Several finishing thoughts to this series and the thread.
1) The Good
- Jons pets his direwolf, which turns out to have been a normal-sized White Shepherd dog all along.
2) The Bad
- Dany dressed in black and giving Nazi-style speeches in case someone, perhaps in Alpha Centauri, didn't get the message hammered home.
- Jon being a lovestriken sadboi most of the episode.
- Apparently the cave-in that killed Jaime and Cersei was just some of stones plastered to the ceiling that fell loosely to the floor.
- The Iron Islands and Dorne OK with the North being independent and not them, contrary to hundreds of years of history and rebellion.
3) The Ugly
- Tyrion being allowed to speak and his suggestion for a crippled sorcerous boy from the North as king being accepted instantly.
- Bronn as lord of Highgarden and master of the coin.

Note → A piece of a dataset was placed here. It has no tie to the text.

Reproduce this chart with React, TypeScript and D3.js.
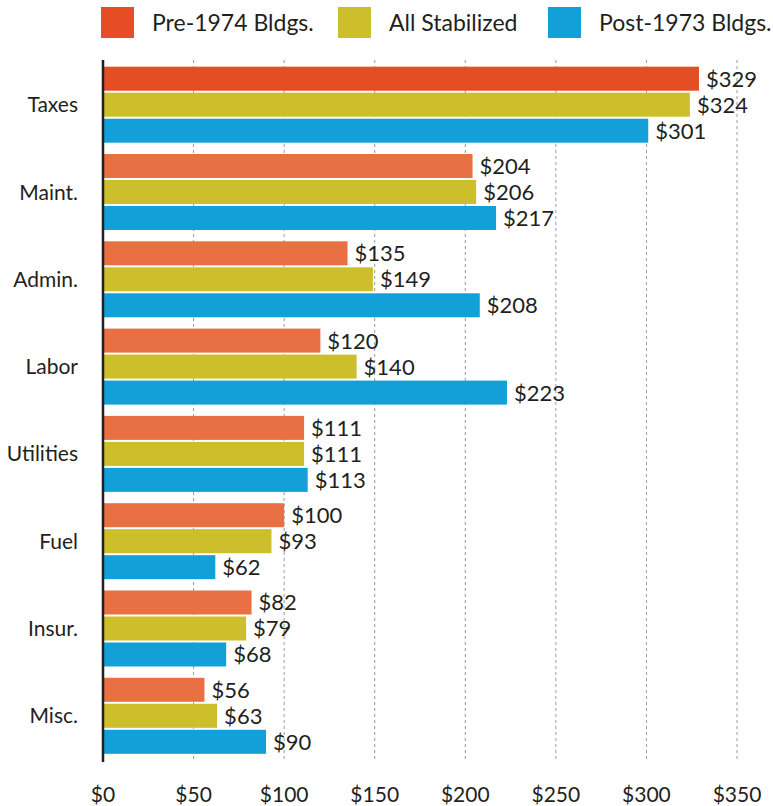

Also, apparently the Reach was empty.
- Arya finding ship and crew to navigate to the west for some reason.
- Grey Worm didn't immediately murder Tyrion and Jon. The Unsullied and dothraki being like "Eh, that's it, then. Thanks, bye."
- In the end, nothing beyond the Wall or about Essos, including Jon and Dany, had any lasting impact. Both storylines could have been excluded from the show.
- "A Song of Fire and Ice." Tee hee! This is just like Frodo and the Lord of the Rings, see?
- Drogon's Simba moment. Apparently its instincts involve doing things for plot symbolism.
- Everything that comes out of Sansa and Arya's mouth. Edmure came back to the at the end of a joke.
- (edited) Daenerys dying in six seconds while Arya and Jaime were stabbed multiple times and able to ran a marathon through sewage afterwards.
Additional thoughts concerning the adaptation: in the end, not a single decision from the showrunners to deviate from the books proved to be a good one (with the possible exception of correcting's Martin poor sense of scale, such as Westerous = South America and the Wall being 700 feet tall). The flaws began when critical plotlines present in AFFC and ADWD were adapted out. Their distaste for the supernatural aspects of the show severely hampered characters such as Euron, the Starks' relation to their direwolves, some of the prophecies etc.
When they ran out of book material and concluded all loose plotines around season 6, their writing incompetence was laid bare. Yes, they never signed up to finish ASOIAF and Martin is somewhat to blame for his exceedingly slow writing pace. But like I mentioned, their problems began much earlier, when book material was consciously adapted out.